I was inquiring with Dr. Prasad because we differ on some important topics and I thought it would be informative for the public if we recorded a friendly discussion/debate that we could post for everyone's edification, including our own. For the record, I also wrote to Dr. Ioannidis with the same request but didn't hear from him either. Jay Bhattacharya has been the only person to answer my call. Ask him if it's been worthwhile
Dr. Prasad doesn't let people make comments on his substack posts unless they are paid subscribers so I'm left having to make comments below his videos which is fine. He probably never sees them which is also fine. A tiny number of people will read them and I hope they will learn something.
But a real debate where he gets to defend my criticisms would be better. You should know all about that, Steve, as someone who has pushed strongly for open debate and very generously has put your money where your mouth is. I commend you for that.`
But to say in this post that "No one in the medical community will support what he wrote", is just flat wrong. I would. Dr. Bhattacharya would. In fact, Jay has participated in 24 hours of discussions/debates with me so far- a person with a following who has been generous with his time debating someone who does not agree with him on everything, and that's putting it mildly. I'm very grateful for him doing this for me because no-one else would.
I've lost a brother and a cousin over this pandemic- they didn't believe me either and shamed me on social media for something that turned out to be right- and I should have been front and center explaining this to everyone when they didn't understand. Imagine the lives I could have saved if someone had answered me. I wrote the White House and4 major network TV hosts after the lockdowns were announced but before they were put in place, asking for 3 minutes to explain why they wouldn't work and that they would cause death and destruction on a 'biblical scale". Do you think they might have thought twice about it after I had explained to them that the IFR was really .1%, not 40 x higher at 4% like the "experts" were telling everyone it was? What, 150 million lives?

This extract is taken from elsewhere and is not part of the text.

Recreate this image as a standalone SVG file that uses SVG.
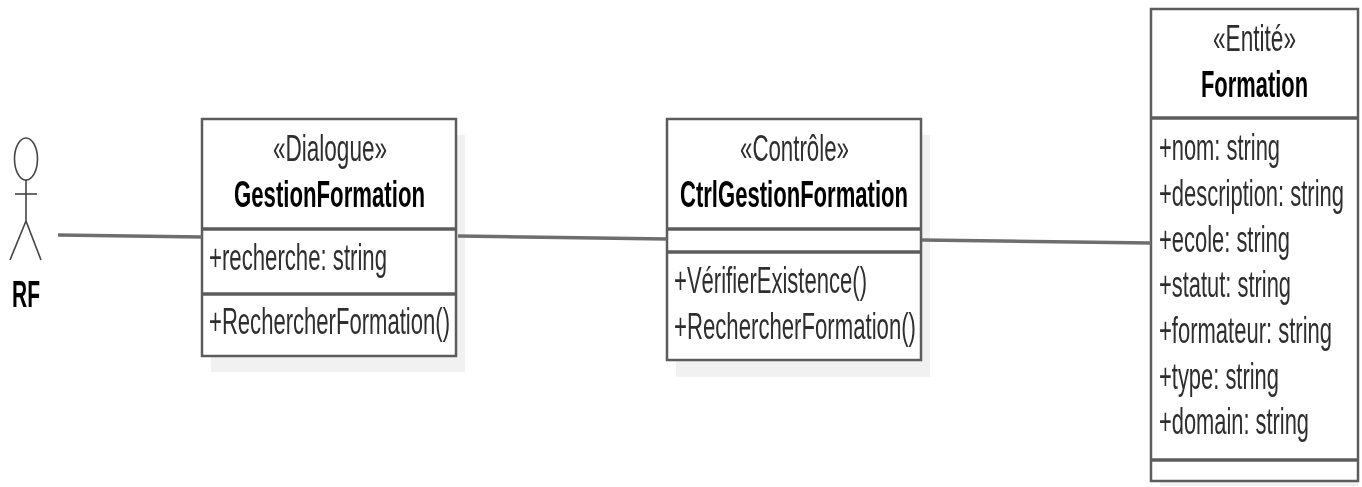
<svg xmlns="http://www.w3.org/2000/svg" width="1362" height="487" viewBox="0 0 1362 487">
<style>
text{font-family:"Liberation Sans",Arial,sans-serif;font-size:37px;fill:#2e2e2e}
.b{font-weight:bold;fill:#000;font-size:36px}
.box{fill:#fff;stroke:#5c5c5c;stroke-width:2.5}
.sh{fill:#f1f1f1;stroke:none}
.sep{stroke:#5c5c5c;stroke-width:3.5;fill:none}
.con{stroke:#6e6e6e;stroke-width:3.5;fill:none}
.act{stroke:#444;stroke-width:1.6;fill:#fff}
</style>
<defs><filter id="soft" x="-5%" y="-5%" width="110%" height="110%"><feGaussianBlur stdDeviation="0.6"/></filter></defs>
<rect width="1362" height="487" fill="#fff"/>
<g filter="url(#soft)">
<g id="actor-rf">
<ellipse class="act" cx="26" cy="159" rx="11.5" ry="21"/>
<line class="act" x1="26" y1="180" x2="26" y2="221"/>
<line class="act" x1="15" y1="194" x2="37" y2="194" stroke-width="3"/>
<line class="act" x1="26" y1="221" x2="10" y2="260"/>
<line class="act" x1="26" y1="221" x2="41" y2="260"/>
<text class="b" x="12" y="307" textLength="28" lengthAdjust="spacingAndGlyphs">RF</text>
</g>
<g id="gestion-formation">
<rect class="sh" x="211" y="135" width="254" height="237"/>
<rect class="box" x="202" y="119" width="254" height="237"/>
<line class="sep" x1="202" y1="229" x2="456" y2="229"/>
<line class="sep" x1="202" y1="294" x2="456" y2="294"/>
<text x="273" y="161" textLength="114" lengthAdjust="spacingAndGlyphs">«Dialogue»</text>
<text class="b" x="234" y="207" textLength="191" lengthAdjust="spacingAndGlyphs">GestionFormation</text>
<text x="209" y="270" textLength="178" lengthAdjust="spacingAndGlyphs">+recherche: string</text>
<text x="209" y="334" textLength="241" lengthAdjust="spacingAndGlyphs">+RechercherFormation()</text>
</g>
<g id="ctrl-gestion-formation">
<rect class="sh" x="676" y="135" width="254" height="242"/>
<rect class="box" x="667" y="119" width="254" height="241"/>
<line class="sep" x1="667" y1="229" x2="921" y2="229"/>
<line class="sep" x1="667" y1="252" x2="921" y2="252"/>
<text x="740" y="161" textLength="109" lengthAdjust="spacingAndGlyphs">«Contrôle»</text>
<text class="b" x="680" y="207" textLength="228" lengthAdjust="spacingAndGlyphs">CtrlGestionFormation</text>
<text x="674" y="293" textLength="193" lengthAdjust="spacingAndGlyphs">+VérifierExistence()</text>
<text x="674" y="339" textLength="242" lengthAdjust="spacingAndGlyphs">+RechercherFormation()</text>
</g>
<g id="formation">
<rect class="sh" x="1160" y="24" width="198" height="462"/>
<rect class="box" x="1151" y="9" width="207" height="472"/>
<line class="sep" x1="1151" y1="118" x2="1358" y2="118"/>
<line class="sep" x1="1151" y1="460" x2="1358" y2="460"/>
<text x="1213" y="51" textLength="83" lengthAdjust="spacingAndGlyphs">«Entité»</text>
<text class="b" x="1201" y="97" textLength="107" lengthAdjust="spacingAndGlyphs">Formation</text>
<text x="1159" y="160" textLength="121" lengthAdjust="spacingAndGlyphs">+nom: string</text>
<text x="1159" y="206" textLength="185" lengthAdjust="spacingAndGlyphs">+description: string</text>
<text x="1159" y="252" textLength="131" lengthAdjust="spacingAndGlyphs">+ecole: string</text>
<text x="1159" y="297" textLength="132" lengthAdjust="spacingAndGlyphs">+statut: string</text>
<text x="1159" y="343" textLength="173" lengthAdjust="spacingAndGlyphs">+formateur: string</text>
<text x="1159" y="389" textLength="120" lengthAdjust="spacingAndGlyphs">+type: string</text>
<text x="1159" y="434" textLength="150" lengthAdjust="spacingAndGlyphs">+domain: string</text>
</g>
<g id="connectors">
<line class="con" x1="58" y1="235" x2="202" y2="237"/>
<line class="con" x1="458" y1="236" x2="667" y2="239"/>
<line class="con" x1="922" y1="240" x2="1151" y2="243"/>
</g>
</g>
</svg>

What about when I was the first to show by data that the vaccines weren't blocking transmission. I did it in mid-January, 2021. Drs. Fauci and Walensky were still saying that it blocked transmission SEVEN MONTHS LATER! YouTube had taken down my video explaining it all within 10 minutes of it going up. Good thing I had learned how screenshot worked by then, eh? You think maybe some people wouldn't have risked taking the vaccine if they had known the vaccine didn't block transmission, or that we had already reached herd immunity to the wild type on January 11, 2021, without the help of a single person fully-vaccinated after the experts told us we had to have 60 - 70 %, then 90%, then 98% of the population vaccinated before we reached herd immunity? You think that's kind of important, Steve, reaching herd immunity without a single person- not 1%, a single person- benefitting fully from being vaccinated? YouTube must have thought so. They took my video down presto-pronto; within minutes. YouTube got better and better at this, you know. They took one of my videos down with 4 views and 2 likes, one of which was mine!
I've already started on my second COVID-19 book. It's going to be called "If Only They Had Listened: How I Cracked the Most Egregious Crime in Medical History" with the word "Medical" crossed out so you can still read it.
I don't know Steve. Maybe Dr. Prasad didn't answer me because I majored in physics at MIT, scored 99th %-ile on the National Medical Boards and the American Board of Surgery In-training exam, reasoned from first principles and figured out everything months before the people who waited for data to come in.
It is a competitive world out there.